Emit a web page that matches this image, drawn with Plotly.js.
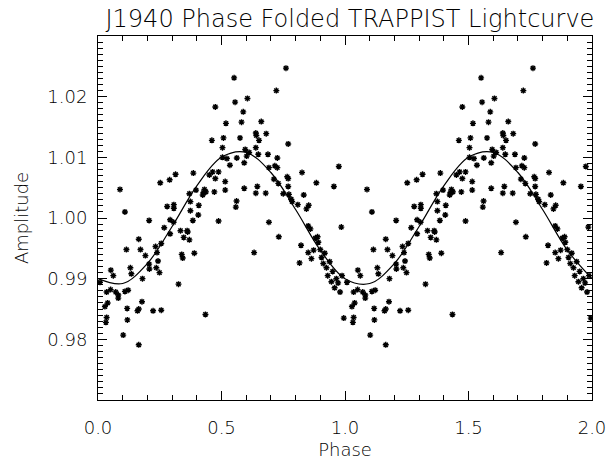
<!DOCTYPE html>
<html>
<head>
<meta charset="utf-8">
<script src="https://cdn.plot.ly/plotly-3.0.1.min.js"></script>
<style>html,body{margin:0;padding:0;background:#fff;}#chart{width:613px;height:460px;}</style>
</head>
<body>
<div id="chart"></div>
<script>
// Phase-folded measurements (one cycle, phase 0..1); plotted twice (0..2)
const phase = [
0.109,0.280,0.307,0.307,0.207,0.292,0.306,0.268,0.292,0.165,
0.115,0.172,0.192,0.233,0.239,0.243,0.207,0.208,0.236,0.249,
0.131,0.135,0.052,0.062,0.180,0.008,0.035,0.051,0.072,0.082,
0.082,0.109,0.122,0.028,0.039,0.118,0.160,0.165,0.178,0.223,
0.256,0.035,0.032,0.119,0.102,0.165,0.326,0.089,0.252,0.290,
0.314,0.475,0.518,0.461,0.508,0.504,0.504,0.522,0.386,0.451,
0.464,0.488,0.475,0.515,0.370,0.397,0.431,0.427,0.437,0.424,
0.471,0.515,0.374,0.408,0.384,0.488,0.761,0.551,0.722,0.555,
0.605,0.588,0.581,0.661,0.639,0.641,0.681,0.575,0.652,0.770,
0.639,0.596,0.612,0.602,0.649,0.688,0.562,0.726,0.592,0.534,
0.692,0.716,0.726,0.766,0.770,0.826,0.712,0.730,0.770,0.645,
0.592,0.639,0.679,0.750,0.773,0.782,0.786,0.809,0.833,0.853,
0.844,0.561,0.558,0.374,0.406,0.884,0.692,0.732,0.632,0.822,
0.851,0.860,0.880,0.889,0.851,0.873,0.864,0.816,0.334,0.361,
0.363,0.347,0.370,0.339,0.343,0.390,0.435,0.256,
0.892,0.900,0.905,0.912,0.918,0.925,0.930,0.938,0.945,0.950,
0.958,0.965,0.972,0.980,0.988,0.995,0.955,0.975,0.985
];
const amplitude = [
1.0010,1.0019,1.0022,1.0016,0.9996,0.9997,0.9993,0.9984,0.9974,0.9965,
0.9948,0.9948,0.9938,0.9953,0.9943,0.9929,0.9924,0.9916,0.9918,0.9910,
0.9918,0.9908,0.9914,0.9905,0.9900,0.9894,0.9878,0.9882,0.9878,0.9873,
0.9868,0.9879,0.9881,0.9854,0.9860,0.9851,0.9847,0.9850,0.9862,0.9847,
0.9848,0.9836,0.9828,0.9832,0.9807,0.9791,0.9891,1.0047,1.0058,1.0063,
1.0072,1.0183,1.0156,1.0128,1.0132,1.0116,1.0100,1.0098,1.0074,1.0071,
1.0076,1.0076,1.0065,1.0060,1.0040,1.0046,1.0047,1.0042,1.0043,1.0038,
1.0043,1.0046,1.0027,1.0021,0.9996,0.9995,1.0247,1.0231,1.0210,1.0191,
1.0197,1.0175,1.0158,1.0159,1.0140,1.0136,1.0139,1.0132,1.0128,1.0122,
1.0116,1.0113,1.0108,1.0102,1.0105,1.0105,1.0099,1.0099,1.0091,1.0087,
1.0083,1.0086,1.0083,1.0068,1.0065,1.0075,1.0064,1.0057,1.0052,1.0052,
1.0049,1.0041,1.0041,1.0040,1.0039,1.0031,1.0027,1.0022,1.0038,1.0021,
1.0015,1.0028,1.0018,1.0012,1.0005,1.0058,0.9993,0.9969,0.9943,0.9955,
0.9987,0.9982,0.9967,0.9969,0.9943,0.9947,0.9933,0.9926,0.9979,0.9979,
0.9977,0.9968,0.9964,0.9940,0.9934,0.9942,0.9841,0.9958,
0.9960,0.9948,0.9935,0.9925,0.9942,0.9918,0.9905,0.9928,0.9895,0.9912,
0.9885,0.9900,0.9893,0.9878,0.9905,0.9835,1.0052,1.0085,0.9985
];
// Sinusoidal fit curve, read at phase steps of 0.1
const fitPhase = [0.0,0.1,0.2,0.3,0.4,0.5,0.6,0.7,0.8,0.9,1.0];
const fitAmp   = [0.9900,0.9892,0.9925,0.9986,1.0053,1.0100,1.0108,1.0075,1.0014,0.9947,0.9900];

const xTickVals = [0, 0.5, 1.0, 1.5, 2.0];
const xTickText = ['0.0','0.5','1.0','1.5','2.0'];
const yTickVals = [0.98, 0.99, 1.00, 1.01, 1.02];
const yTickText = ['0.98','0.99','1.00','1.01','1.02'];

const px = phase.concat(phase.map(p => p + 1));
const py = amplitude.concat(amplitude);
const fx = fitPhase.concat(fitPhase.slice(1).map(p => p + 1));
const fy = fitAmp.concat(fitAmp.slice(1));

const FONT = 'DejaVu Sans, Liberation Sans, sans-serif';

const traces = [
  {x: px, y: py, type: 'scatter', mode: 'markers',
   marker: {symbol: 'asterisk-open', size: 5, color: '#000', line: {color: '#000', width: 1.4}},
   hoverinfo: 'skip', showlegend: false},
  {x: fx, y: fy, type: 'scatter', mode: 'lines', line: {color: '#000', width: 1.2, shape: 'spline', smoothing: 1.0},
   hoverinfo: 'skip', showlegend: false}
];

const layout = {
  width: 613, height: 460,
  margin: {l: 98, r: 21, t: 36, b: 60},
  paper_bgcolor: '#fff', plot_bgcolor: '#fff',
  font: {family: FONT, color: '#000', size: 18, weight: 300},
  title: {text: 'J1940 Phase Folded TRAPPIST Lightcurve', font: {family: FONT, size: 24, color: '#000', weight: 300},
          x: 0.51, xref: 'paper', xanchor: 'center', y: 0.96, yref: 'container', yanchor: 'middle'},
  xaxis: {
    range: [0, 2], showgrid: false, zeroline: false,
    showline: true, linecolor: '#000', linewidth: 1, mirror: 'allticks',
    ticks: 'inside', ticklen: 9, tickwidth: 1, tickcolor: '#000',
    tickmode: 'array', tickvals: xTickVals, ticktext: xTickText,
    ticklabelstandoff: 11,
    tickfont: {family: FONT, size: 18, color: '#000'},
    minor: {dtick: 0.1, ticks: 'inside', ticklen: 5, tickwidth: 1, tickcolor: '#000', showgrid: false},
    title: {text: 'Phase', font: {family: FONT, size: 18, color: '#000'}, standoff: 7}
  },
  yaxis: {
    range: [0.97, 1.03], showgrid: false, zeroline: false,
    showline: true, linecolor: '#000', linewidth: 1, mirror: 'allticks',
    ticks: 'inside', ticklen: 9, tickwidth: 1, tickcolor: '#000',
    tickmode: 'array', tickvals: yTickVals, ticktext: yTickText,
    ticklabelstandoff: 6,
    tickfont: {family: FONT, size: 18, color: '#000'},
    minor: {dtick: 0.001, ticks: 'inside', ticklen: 5, tickwidth: 1, tickcolor: '#000', showgrid: false},
    title: {text: 'Amplitude', font: {family: FONT, size: 18, color: '#000'}, standoff: 14}
  }
};

Plotly.newPlot('chart', traces, layout, {staticPlot: true, displayModeBar: false});
</script>
</body>
</html>
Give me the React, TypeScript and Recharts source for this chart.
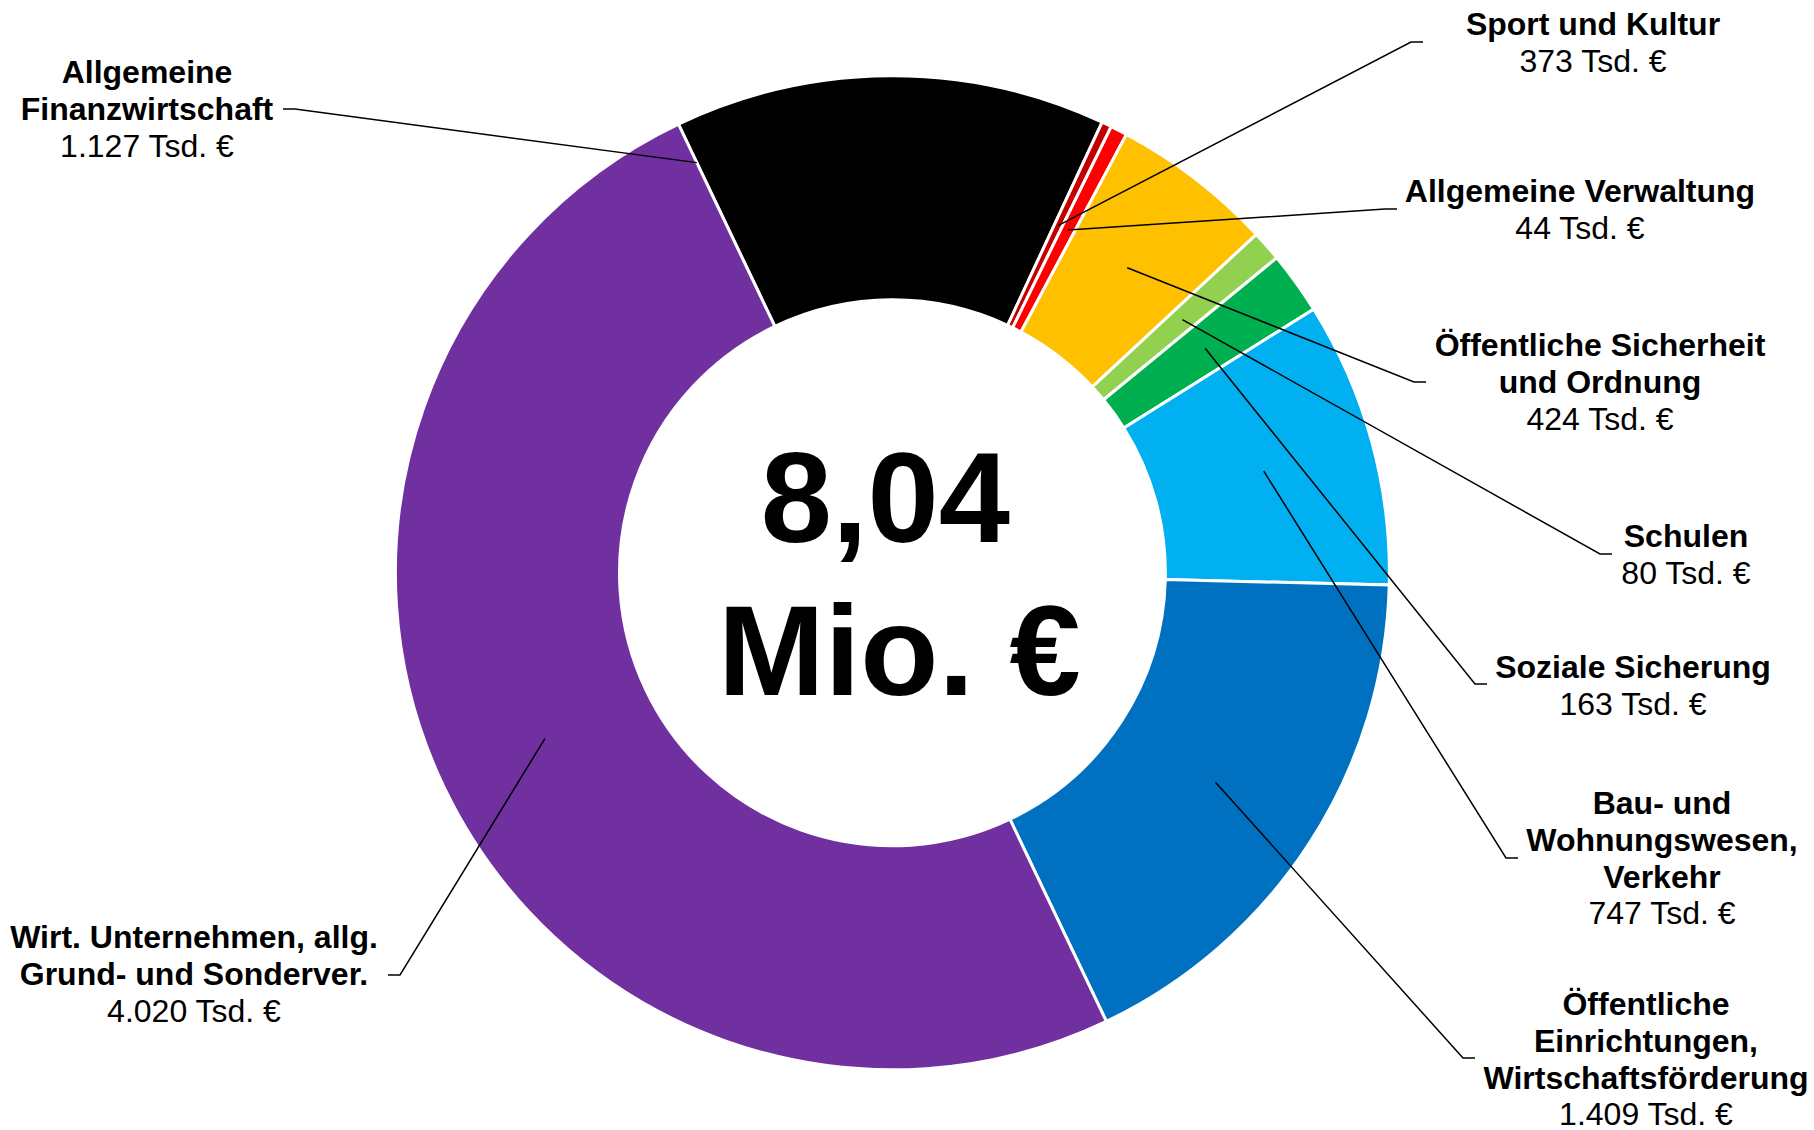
import React from 'react';
import { PieChart, Pie, Cell } from 'recharts';

// Budget areas, clockwise from the top left
const categories = [
  ['Allgemeine', 'Finanzwirtschaft'],
  ['Sport und Kultur'],
  ['Allgemeine Verwaltung'],
  ['Öffentliche Sicherheit', 'und Ordnung'],
  ['Schulen'],
  ['Soziale Sicherung'],
  ['Bau- und', 'Wohnungswesen,', 'Verkehr'],
  ['Öffentliche', 'Einrichtungen,', 'Wirtschaftsförderung'],
  ['Wirt. Unternehmen, allg.', 'Grund- und Sonderver.'],
];

// slice sizes in Tsd. € as drawn in the ring
const sliceValues = [1127, 26, 44, 424, 80, 163, 747, 1409, 4020];

// amounts printed in the labels (Tsd. €)
const labelAmounts = [1127, 373, 44, 424, 80, 163, 747, 1409, 4020];

const colors = ['#000000', '#C00000', '#FF0000', '#FFC000', '#92D050', '#00B050', '#00B0F0', '#0070C0', '#7030A0'];

const totalLines = ['8,04', 'Mio. €'];

// label placement (manually placed labels like in the original)
const labelLayout = [
  { x: 147, y: 83, tailX: 283, tailY: 109, side: -1, anchorAt: 'start', anchorFrac: 0.81 },
  { x: 1593, y: 35, tailX: 1423, tailY: 42, side: 1 },
  { x: 1580, y: 202, tailX: 1397, tailY: 209, side: 1 },
  { x: 1600, y: 356, tailX: 1426, tailY: 382, side: 1 },
  { x: 1686, y: 547, tailX: 1612, tailY: 554, side: 1 },
  { x: 1633, y: 678, tailX: 1487, tailY: 684, side: 1 },
  { x: 1662, y: 814, tailX: 1518, tailY: 858, side: 1 },
  { x: 1646, y: 1015, tailX: 1475, tailY: 1058, side: 1 },
  { x: 194, y: 948, tailX: 388, tailY: 975, side: -1 },
];

const CX = 892.4;
const CY = 572.8;
const FONT = '"Liberation Sans", Arial, sans-serif';
const LINE_H = 36.8;
const TAIL = 12;

const data = categories.map((lines, i) => ({ name: lines.join(' '), value: sliceValues[i] }));

const fmt = (n: number) => String(n).replace(/\B(?=(\d{3})+(?!\d))/g, '.') + ' Tsd. €';

const renderLabel = (props: any) => {
  const { cx, cy, innerRadius, outerRadius, startAngle, endAngle, index } = props;
  const lay: any = labelLayout[index];
  const angle = lay.anchorAt === 'start' ? startAngle : (startAngle + endAngle) / 2;
  const frac = lay.anchorFrac ?? 0.5;
  const r = innerRadius + (outerRadius - innerRadius) * frac;
  const rad = (-angle * Math.PI) / 180;
  const ax = cx + r * Math.cos(rad);
  const ay = cy + r * Math.sin(rad);
  const bendX = lay.side === 1 ? lay.tailX - TAIL : lay.tailX + TAIL;
  const lines = categories[index];
  return (
    <g key={`lbl-${index}`}>
      <polyline
        points={`${ax},${ay} ${bendX},${lay.tailY} ${lay.tailX},${lay.tailY}`}
        fill="none"
        stroke="#000"
        strokeWidth={1.5}
      />
      {lines.map((t, j) => (
        <text key={j} x={lay.x} y={lay.y + j * LINE_H} textAnchor="middle" fontFamily={FONT} fontSize={32} fontWeight="bold" fill="#000">
          {t}
        </text>
      ))}
      <text x={lay.x} y={lay.y + lines.length * LINE_H} textAnchor="middle" fontFamily={FONT} fontSize={32} fill="#000">
        {fmt(labelAmounts[index])}
      </text>
    </g>
  );
};

export default function App() {
  return (
    <div style={{ position: 'absolute', left: 0, top: 0, width: 1814, height: 1130, background: '#fff' }}>
      <PieChart width={1814} height={1130} margin={{ top: 0, right: 0, bottom: 0, left: 0 }}>
        <Pie
          data={data}
          dataKey="value"
          nameKey="name"
          cx={CX}
          cy={CY}
          innerRadius={273}
          outerRadius={497}
          startAngle={115.5}
          endAngle={-244.5}
          stroke="#ffffff"
          strokeWidth={3}
          label={renderLabel}
          labelLine={false}
          isAnimationActive={false}
        >
          {data.map((d, i) => (
            <Cell key={d.name} fill={colors[i]} />
          ))}
        </Pie>
        <text x={CX - 7} y={542} textAnchor="middle" fontFamily={FONT} fontSize={128} fontWeight="bold" fill="#000">
          {totalLines[0]}
        </text>
        <text x={CX + 7} y={695} textAnchor="middle" fontFamily={FONT} fontSize={128} fontWeight="bold" fill="#000">
          {totalLines[1]}
        </text>
      </PieChart>
    </div>
  );
}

-*-

Give the lines above again exactly, from the one containing "Give me the" to the one containing "PieChart, Pie, Cell", both included, but leave out the pictures.

Give me the React, TypeScript and Recharts source for this chart.
import React from 'react';
import { PieChart, Pie, Cell } from 'recharts';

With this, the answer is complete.